AİHM’in Kavala Kararındaki Tek Retçi Yargıç!
Türkiye son AİHM kararına karşın, Osman Kavala’yı tahliye etmez ve AİHM’in 2019 yılındaki kararını uygulamayı reddederse ne olacak?
AİHM sonuç olarak Türkiye’nin iyi niyetle hareket etmediği ve kararı uygulamadığına karar verdi. Karar 17 yargıçtan 16’sının olumlu oyuyla kabul edildi. Olumsuz oy veren tek yargıç, Türk yargıç.
Bundan sonra ne olacak? Olması gereken, Türkiye’nin kararı uygulaması, Osman Kavala’yı serbest bırakması ve atılan suçların bütün sonuçlarıyla silinerek eski halin iadesi. Bu Türkiye’nin taraf olduğu Sözleşme’nin 46/1 maddesinden doğan açık yükümlülüğü. Devletin Sözleşme’den doğan yükümlülüğünü yerine getirmemesi, uluslararası hukuk bakımından da sorumluluğuna yol açar. Aynı zamanda Anayasa’nın 90/5 maddesi de bunu gerektiriyor. Bu madde gereğince AİHM’in kararları ulusal yasaların üstünde. Anayasa’ya eklenen bu hükümle Sözleşme içselleştirildi, hukuk sistemimizin bir parçası oldu. Kararın uygulanması hukuk devleti olup olmamakla yakından bağlantılı. Türkiye AİHM kararını uygulamayı reddederse, hukuk devleti olmayı reddediyor sonucu çıkar.
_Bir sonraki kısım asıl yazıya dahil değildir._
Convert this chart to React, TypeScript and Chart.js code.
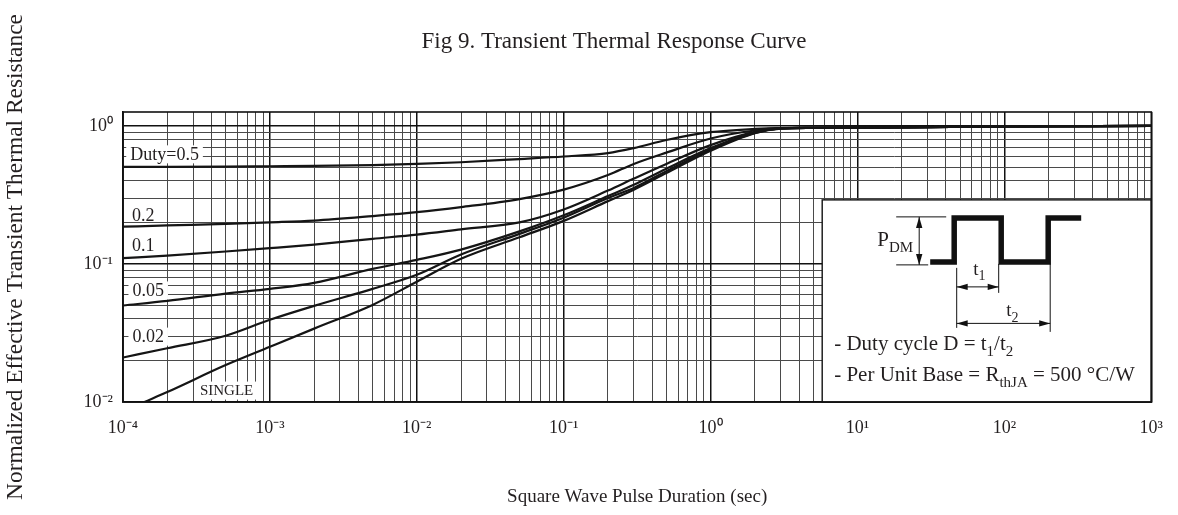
import React, { useEffect, useRef } from 'react';
import { Chart, registerables } from 'chart.js';

Chart.register(...registerables);

const FONT = '"Liberation Serif", "Times New Roman", serif';
const INK = '#231f20';

const chartTitle = 'Fig 9. Transient Thermal Response Curve';
const xAxisTitle = 'Square Wave Pulse Duration (sec)';
const yAxisTitle = 'Normalized Effective Transient Thermal Resistance';

const xDecades = [1e-4, 1e-3, 1e-2, 1e-1, 1e0, 1e1, 1e2, 1e3];
const xTickLabels = ['10⁻⁴', '10⁻³', '10⁻²', '10⁻¹', '10⁰', '10¹', '10²', '10³'];
const yDecades = [1e-2, 1e-1, 1e0];
const yTickLabels = ['10⁻²', '10⁻¹', '10⁰'];
const yMin = 0.01;
const yMax = 1.26;

// pulse duration (sec)
const pulseDuration = [1e-4, 2e-4, 5e-4, 1e-3, 2e-3, 5e-3, 1e-2, 2e-2, 5e-2, 0.1, 0.2, 0.3, 0.5, 1, 2, 3, 5, 10, 100, 1000];
const singlePulseDuration = [1.4e-4, 2e-4, 5e-4, 1e-3, 2e-3, 5e-3, 1e-2, 2e-2, 5e-2, 0.1, 0.2, 0.3, 0.5, 1, 2, 3, 5, 10, 100, 1000];

// normalized effective transient thermal resistance
const duty050 = [0.505, 0.505, 0.507, 0.51, 0.513, 0.52, 0.53, 0.545, 0.575, 0.6, 0.635, 0.69, 0.79, 0.9, 0.95, 0.965, 0.968, 0.972, 0.99, 1.0];
const duty020 = [0.186, 0.19, 0.195, 0.2, 0.206, 0.222, 0.237, 0.258, 0.295, 0.345, 0.44, 0.53, 0.64, 0.81, 0.925, 0.962, 0.968, 0.972, 0.99, 1.0];
const duty010 = [0.11, 0.115, 0.123, 0.13, 0.138, 0.152, 0.163, 0.178, 0.2, 0.248, 0.34, 0.415, 0.53, 0.725, 0.905, 0.96, 0.968, 0.972, 0.99, 1.0];
const duty005 = [0.05, 0.054, 0.061, 0.066, 0.073, 0.092, 0.107, 0.127, 0.172, 0.225, 0.31, 0.375, 0.49, 0.69, 0.895, 0.958, 0.968, 0.972, 0.99, 1.0];
const duty002 = [0.021, 0.0245, 0.0302, 0.0394, 0.0497, 0.066, 0.0834, 0.117, 0.165, 0.216, 0.3, 0.355, 0.47, 0.675, 0.89, 0.957, 0.968, 0.972, 0.99, 1.0];
const single = [0.01, 0.0118, 0.0185, 0.0251, 0.034, 0.0505, 0.0743, 0.109, 0.156, 0.205, 0.285, 0.345, 0.455, 0.66, 0.885, 0.956, 0.968, 0.972, 0.99, 1.0];

const seriesNames = ['Duty=0.5', '0.2', '0.1', '0.05', '0.02', 'SINGLE'];

// curve label anchors (pulse duration, resistance)
const curveLabelText = ['Duty=0.5', '0.2', '0.1', '0.05', '0.02', 'SINGLE'];
const curveLabelT = [1.12e-4, 1.15e-4, 1.15e-4, 1.16e-4, 1.16e-4, 3.34e-4];
const curveLabelZ = [0.627, 0.227, 0.136, 0.0648, 0.030, 0.0122];
const curveLabelBox = [true, false, false, true, true, true];

// inset upper-left corner in data units
const insetT = 5.75;
const insetZ = 0.291;

function gridValues(decades: number[]) {
  const out: number[] = [];
  for (let i = 0; i < decades.length - 1; i++) {
    for (let m = 1; m <= 9; m++) out.push(m * decades[i]);
  }
  out.push(decades[decades.length - 1]);
  return out;
}

function isDecade(v: number) {
  const l = Math.log10(v);
  return Math.abs(l - Math.round(l)) < 1e-6;
}

function labelFor(v: number, decades: number[], labels: string[]) {
  for (let i = 0; i < decades.length; i++) {
    if (Math.abs(v - decades[i]) / decades[i] < 1e-6) return labels[i];
  }
  return '';
}

function drawRich(ctx: CanvasRenderingContext2D, parts: [string, boolean][], x: number, y: number, size: number) {
  let cx = x;
  for (const [text, sub] of parts) {
    const s = sub ? Math.round(size * 0.72) : size;
    ctx.font = `${s}px ${FONT}`;
    ctx.fillText(text, cx, sub ? y + size * 0.28 : y);
    cx += ctx.measureText(text).width;
  }
}

function arrowHead(ctx: CanvasRenderingContext2D, tx: number, ty: number, fx: number, fy: number) {
  const dx = tx - fx, dy = ty - fy;
  const len = Math.hypot(dx, dy) || 1;
  const ux = dx / len, uy = dy / len;
  const px = -uy, py = ux;
  const L = 11, W = 3.2;
  ctx.beginPath();
  ctx.moveTo(tx, ty);
  ctx.lineTo(tx - ux * L + px * W, ty - uy * L + py * W);
  ctx.lineTo(tx - ux * L - px * W, ty - uy * L - py * W);
  ctx.closePath();
  ctx.fill();
}

function dimLine(ctx: CanvasRenderingContext2D, x1: number, y1: number, x2: number, y2: number) {
  ctx.beginPath();
  ctx.moveTo(x1, y1);
  ctx.lineTo(x2, y2);
  ctx.stroke();
  arrowHead(ctx, x1, y1, x2, y2);
  arrowHead(ctx, x2, y2, x1, y1);
}

function line(ctx: CanvasRenderingContext2D, x1: number, y1: number, x2: number, y2: number) {
  ctx.beginPath();
  ctx.moveTo(x1, y1);
  ctx.lineTo(x2, y2);
  ctx.stroke();
}

const overlayPlugin = {
  id: 'overlay',
  afterDatasetsDraw(chart: any) {
    const { ctx, chartArea: ca, scales } = chart;
    const xs = scales.x, ys = scales.y;
    ctx.save();

    // chart title
    ctx.fillStyle = INK;
    ctx.textAlign = 'center';
    ctx.textBaseline = 'middle';
    ctx.font = `23px ${FONT}`;
    ctx.fillText(chartTitle, 614, 42);

    // curve labels
    ctx.textBaseline = 'middle';
    ctx.textAlign = 'left';
    curveLabelText.forEach((txt, i) => {
      const size = txt === 'SINGLE' ? 15 : 18;
      ctx.font = `${size}px ${FONT}`;
      const px = xs.getPixelForValue(curveLabelT[i]);
      const py = ys.getPixelForValue(curveLabelZ[i]);
      const w = ctx.measureText(txt).width;
      if (curveLabelBox[i]) {
        ctx.fillStyle = '#fff';
        ctx.fillRect(px - 4, py - 8.5, w + 8, 18);
      }
      ctx.fillStyle = INK;
      ctx.fillText(txt, px, py + 1);
    });

    // inset
    const L = xs.getPixelForValue(insetT);
    const T = ys.getPixelForValue(insetZ);
    ctx.fillStyle = '#fff';
    ctx.fillRect(L, T, ca.right - L, ca.bottom - T);
    ctx.strokeStyle = '#111';
    ctx.lineWidth = 1.4;
    ctx.strokeRect(L, T, ca.right - L, ca.bottom - T);

    // waveform
    ctx.strokeStyle = '#111';
    ctx.lineWidth = 5.5;
    ctx.lineJoin = 'miter';
    ctx.lineCap = 'butt';
    ctx.beginPath();
    ctx.moveTo(L + 108, T + 62);
    ctx.lineTo(L + 132, T + 62);
    ctx.lineTo(L + 132, T + 18);
    ctx.lineTo(L + 179, T + 18);
    ctx.lineTo(L + 179, T + 62);
    ctx.lineTo(L + 226, T + 62);
    ctx.lineTo(L + 226, T + 18);
    ctx.lineTo(L + 259, T + 18);
    ctx.stroke();

    // dimension lines
    ctx.lineWidth = 1;
    ctx.fillStyle = '#111';
    line(ctx, L + 74, T + 17, L + 124, T + 17);
    line(ctx, L + 74, T + 65, L + 106, T + 65);
    dimLine(ctx, L + 97, T + 17, L + 97, T + 65);
    line(ctx, L + 134.5, T + 68, L + 134.5, T + 128);
    line(ctx, L + 176.5, T + 64, L + 176.5, T + 93);
    line(ctx, L + 228, T + 64, L + 228, T + 132);
    dimLine(ctx, L + 134.5, T + 87, L + 176.5, T + 87);
    dimLine(ctx, L + 134.5, T + 123.5, L + 228, T + 123.5);

    ctx.fillStyle = INK;
    ctx.textBaseline = 'alphabetic';
    ctx.textAlign = 'left';
    drawRich(ctx, [['P', false], ['DM', true]], L + 55, T + 46, 21);
    drawRich(ctx, [['t', false], ['1', true]], L + 151, T + 75, 19);
    drawRich(ctx, [['t', false], ['2', true]], L + 184, T + 116.5, 19);
    drawRich(ctx, [['- Duty cycle D = t', false], ['1', true], ['/t', false], ['2', true]], L + 12, T + 150.5, 21);
    drawRich(ctx, [['- Per Unit Base = R', false], ['thJA', true], [' = 500 °C/W', false]], L + 12, T + 181, 21);

    // frame
    ctx.strokeStyle = '#111';
    ctx.lineWidth = 1.6;
    ctx.strokeRect(ca.left, ca.top, ca.right - ca.left, ca.bottom - ca.top);
    ctx.restore();
  },
};

export default function App() {
  const canvasRef = useRef<HTMLCanvasElement | null>(null);

  useEffect(() => {
    const canvas = canvasRef.current;
    if (!canvas) return;
    const seriesValues = [duty050, duty020, duty010, duty005, duty002, single];
    const datasets = seriesValues.map((vals, i) => {
      const xsrc = seriesNames[i] === 'SINGLE' ? singlePulseDuration : pulseDuration;
      return {
        label: seriesNames[i],
        data: vals.map((v, j) => ({ x: xsrc[j], y: v })),
        showLine: true,
        borderColor: '#151515',
        borderWidth: 2.2,
        pointRadius: 0,
        pointHoverRadius: 0,
        fill: false,
        cubicInterpolationMode: 'monotone' as const,
      };
    });
    const xGrid = gridValues(xDecades);
    const yGrid = gridValues(yDecades);
    const gridColor = (c: any) => (c.tick && isDecade(c.tick.value) ? '#111' : '#4a4a4a');
    const gridWidth = (c: any) => (c.tick && isDecade(c.tick.value) ? 1.5 : 1);

    const chart = new Chart(canvas, {
      type: 'scatter',
      data: { datasets },
      options: {
        animation: false,
        responsive: false,
        events: [],
        layout: { padding: { left: 0, right: 26, top: 112, bottom: 0 } },
        plugins: {
          legend: { display: false },
          tooltip: { enabled: false },
          title: { display: false },
        },
        scales: {
          x: {
            type: 'logarithmic',
            min: 1e-4,
            max: 1e3,
            afterBuildTicks: (s: any) => {
              s.ticks = xGrid.map((v) => ({ value: v }));
            },
            afterFit: (s: any) => {
              s.height = 113;
            },
            ticks: {
              autoSkip: false,
              maxRotation: 0,
              padding: 15,
              color: INK,
              font: { family: FONT, size: 18 },
              callback: (v: any) => labelFor(Number(v), xDecades, xTickLabels),
            },
            grid: { drawTicks: false, color: gridColor, lineWidth: gridWidth },
            border: { display: true, color: '#111', width: 1.6 },
            title: {
              display: true,
              text: xAxisTitle,
              color: INK,
              font: { family: FONT, size: 19 },
              padding: { top: 0, bottom: 7 },
            },
          },
          y: {
            type: 'logarithmic',
            min: yMin,
            max: yMax,
            afterBuildTicks: (s: any) => {
              s.ticks = yGrid.map((v) => ({ value: v }));
            },
            afterFit: (s: any) => {
              s.width = 123;
            },
            ticks: {
              autoSkip: false,
              padding: 10,
              color: INK,
              font: { family: FONT, size: 18 },
              callback: (v: any) => labelFor(Number(v), yDecades, yTickLabels),
            },
            grid: { drawTicks: false, color: gridColor, lineWidth: gridWidth },
            border: { display: true, color: '#111', width: 1.6 },
            title: {
              display: true,
              text: yAxisTitle,
              color: INK,
              font: { family: FONT, size: 23.4 },
              padding: { top: 2, bottom: 0 },
            },
          },
        },
      },
      plugins: [overlayPlugin],
    });
    return () => chart.destroy();
  }, []);

  return (
    <div style={{ position: 'absolute', left: 0, top: 0, width: 1178, height: 515, background: '#fff' }}>
      <canvas ref={canvasRef} width={1178} height={515} style={{ width: 1178, height: 515, display: 'block' }} />
    </div>
  );
}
Burada önemli bir nokta da şu: Türkiye, gerek Bakanlar Komitesi’ne verdiği görüşlerde, gerek ihlal prosedürü bağlamında AİHM’e verdiği görüşlerde “kararı uygulamayacağım” demedi. Bütün bu görüşlerde hükümetin tezi, “ben kararı uyguladım. Osman Kavala, AİHM’in kararının konusu olan Gezi davasından (TCK md. 312) beraat etti. Şimdi başka bir dava, casusluk davası (TCK md. 328) nedeniyle tutuklu. Bunun için yeni bir başvuru yapması gerekir.” şeklindeydi. Bu tez AİHM tarafından kabul edilmedi. Görüş ayrılığı kararın uygulanıp uygulanmamasına ilişkin değil, kararın uygulanmasının ne anlama geldiği konusunda ise, AİHM kararıyla bu soruna çözüm getirdi. Şimdi Türkiye’nin AİHM kararıyla uyum içinde kararı uygulaması tutarlı bir davranış olur.